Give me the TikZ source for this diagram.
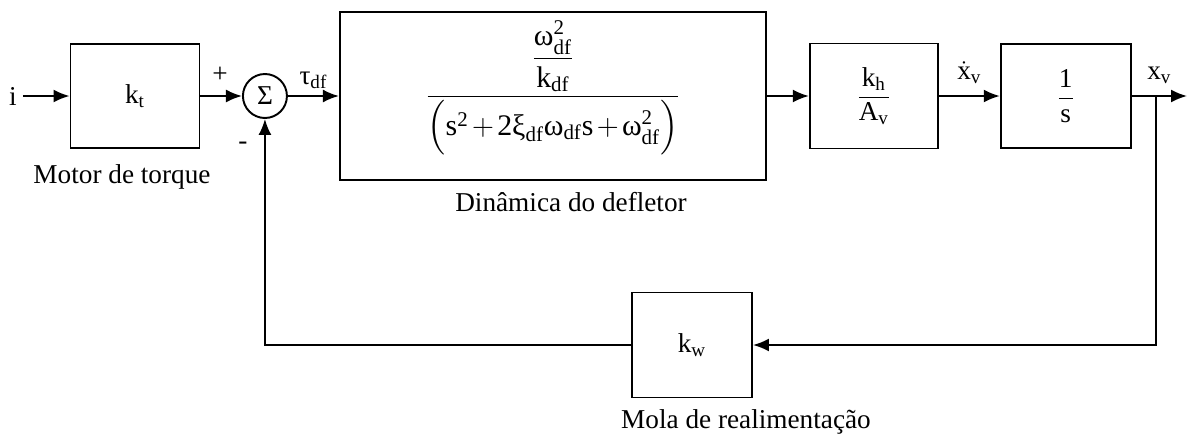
\documentclass[tikz,border=0pt]{standalone}
\usepackage{amsmath}
\usepackage{fontspec}
\setmainfont{Liberation Serif}
\usetikzlibrary{arrows.meta, positioning, calc}
\newcommand{\tx}[1]{\text{#1}}

\begin{document}
\begin{tikzpicture}[
  font=\fontsize{15.5}{18}\selectfont,
  block/.style={
    draw,
    line width=1.1pt,
    minimum width=2.58cm,
    minimum height=2.08cm,
    align=center,
    inner sep=0pt
  },
  summer/.style={draw, circle, line width=1.1pt, minimum size=0.88cm, inner sep=0pt},
  arrow/.style={-{Latex[length=3.2mm, width=2.6mm]}, line width=1.1pt}
]
\useasboundingbox (0,0) rectangle (23.76,-8.8);
\node[block] (torque) at (2.7,-1.92) {$\tx{k}_{\tx{t}}$};
\node[summer, right=0.83cm of torque] (sum) {\tx{Σ}};
\node[block, minimum width=8.52cm, minimum height=3.36cm, right=1.02cm of sum] (deflector) {};
\node[font=\fontsize{17}{20}\selectfont] (deflformula) at ([yshift=0.16cm]deflector.center)
  {$\medmuskip=2mu\dfrac{\dfrac{\tx{ω}^{\tx{2}}_{\tx{df}}}{\tx{k}_{\tx{df}}}}{\Bigl(\tx{s}^{\tx{2}}+\tx{2ξ}_{\tx{df}}\tx{ω}_{\tx{df}}\tx{s}+\tx{ω}^{\tx{2}}_{\tx{df}}\Bigr)}$};
\node[block, minimum width=2.56cm, minimum height=2.1cm, right=0.84cm of deflector] (gain)
  {$\dfrac{\tx{k}_{\tx{h}}}{\tx{A}_{\tx{v}}}$};
\node[block, minimum width=2.6cm, right=1.22cm of gain] (integ) {$\dfrac{\tx{1}}{\tx{s}}$};
\node[block, minimum width=2.4cm, minimum height=2.1cm] (spring) at (13.84,-6.9) {$\tx{k}_{\tx{w}}$};
\node (input) at (0.26,-1.92) {i};
\coordinate (output) at (23.74,-1.92);
\coordinate[right=0.48cm of integ] (branch);
% signs at the summing junction
\node (plus) at (4.4,-1.5) {+};
\node (minus) at (4.86,-2.92) {-};
% block captions
\node (torquelabel) at (2.44,-3.54) {Motor de torque};
\node (deflectorlabel) at (11.42,-4.04) {Dinâmica do defletor};
\node (springlabel) at (14.92,-8.44) {Mola de realimentação};
\draw[arrow] (input) -- (torque);
\draw[arrow] (torque) -- (sum);
\draw[arrow] (sum) -- node[above] {$\tx{τ}_{\tx{df}}$} (deflector);
\draw[arrow] (deflector) -- (gain);
\draw[arrow] (gain) -- node[above=3pt] {$\dot{\tx{x}}_{\tx{v}}$} (integ);
\draw[arrow] (integ) -- node[above=3pt] {$\tx{x}_{\tx{v}}$} (output);
\draw[arrow] (branch) |- (spring);
\draw[arrow] (spring) -| (sum);
\end{tikzpicture}
\end{document}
□ □ □ □ □ □ □
**REQUIREMENTS**
Without the pictures, transcribe the listing above exactly.

**SOLUTION**
Give me the TikZ source for this diagram.
\documentclass[tikz,border=0pt]{standalone}
\usepackage{amsmath}
\usepackage{fontspec}
\setmainfont{Liberation Serif}
\usetikzlibrary{arrows.meta, positioning, calc}
\newcommand{\tx}[1]{\text{#1}}

\begin{document}
\begin{tikzpicture}[
  font=\fontsize{15.5}{18}\selectfont,
  block/.style={
    draw,
    line width=1.1pt,
    minimum width=2.58cm,
    minimum height=2.08cm,
    align=center,
    inner sep=0pt
  },
  summer/.style={draw, circle, line width=1.1pt, minimum size=0.88cm, inner sep=0pt},
  arrow/.style={-{Latex[length=3.2mm, width=2.6mm]}, line width=1.1pt}
]
\useasboundingbox (0,0) rectangle (23.76,-8.8);
\node[block] (torque) at (2.7,-1.92) {$\tx{k}_{\tx{t}}$};
\node[summer, right=0.83cm of torque] (sum) {\tx{Σ}};
\node[block, minimum width=8.52cm, minimum height=3.36cm, right=1.02cm of sum] (deflector) {};
\node[font=\fontsize{17}{20}\selectfont] (deflformula) at ([yshift=0.16cm]deflector.center)
  {$\medmuskip=2mu\dfrac{\dfrac{\tx{ω}^{\tx{2}}_{\tx{df}}}{\tx{k}_{\tx{df}}}}{\Bigl(\tx{s}^{\tx{2}}+\tx{2ξ}_{\tx{df}}\tx{ω}_{\tx{df}}\tx{s}+\tx{ω}^{\tx{2}}_{\tx{df}}\Bigr)}$};
\node[block, minimum width=2.56cm, minimum height=2.1cm, right=0.84cm of deflector] (gain)
  {$\dfrac{\tx{k}_{\tx{h}}}{\tx{A}_{\tx{v}}}$};
\node[block, minimum width=2.6cm, right=1.22cm of gain] (integ) {$\dfrac{\tx{1}}{\tx{s}}$};
\node[block, minimum width=2.4cm, minimum height=2.1cm] (spring) at (13.84,-6.9) {$\tx{k}_{\tx{w}}$};
\node (input) at (0.26,-1.92) {i};
\coordinate (output) at (23.74,-1.92);
\coordinate[right=0.48cm of integ] (branch);
% signs at the summing junction
\node (plus) at (4.4,-1.5) {+};
\node (minus) at (4.86,-2.92) {-};
% block captions
\node (torquelabel) at (2.44,-3.54) {Motor de torque};
\node (deflectorlabel) at (11.42,-4.04) {Dinâmica do defletor};
\node (springlabel) at (14.92,-8.44) {Mola de realimentação};
\draw[arrow] (input) -- (torque);
\draw[arrow] (torque) -- (sum);
\draw[arrow] (sum) -- node[above] {$\tx{τ}_{\tx{df}}$} (deflector);
\draw[arrow] (deflector) -- (gain);
\draw[arrow] (gain) -- node[above=3pt] {$\dot{\tx{x}}_{\tx{v}}$} (integ);
\draw[arrow] (integ) -- node[above=3pt] {$\tx{x}_{\tx{v}}$} (output);
\draw[arrow] (branch) |- (spring);
\draw[arrow] (spring) -| (sum);
\end{tikzpicture}
\end{document}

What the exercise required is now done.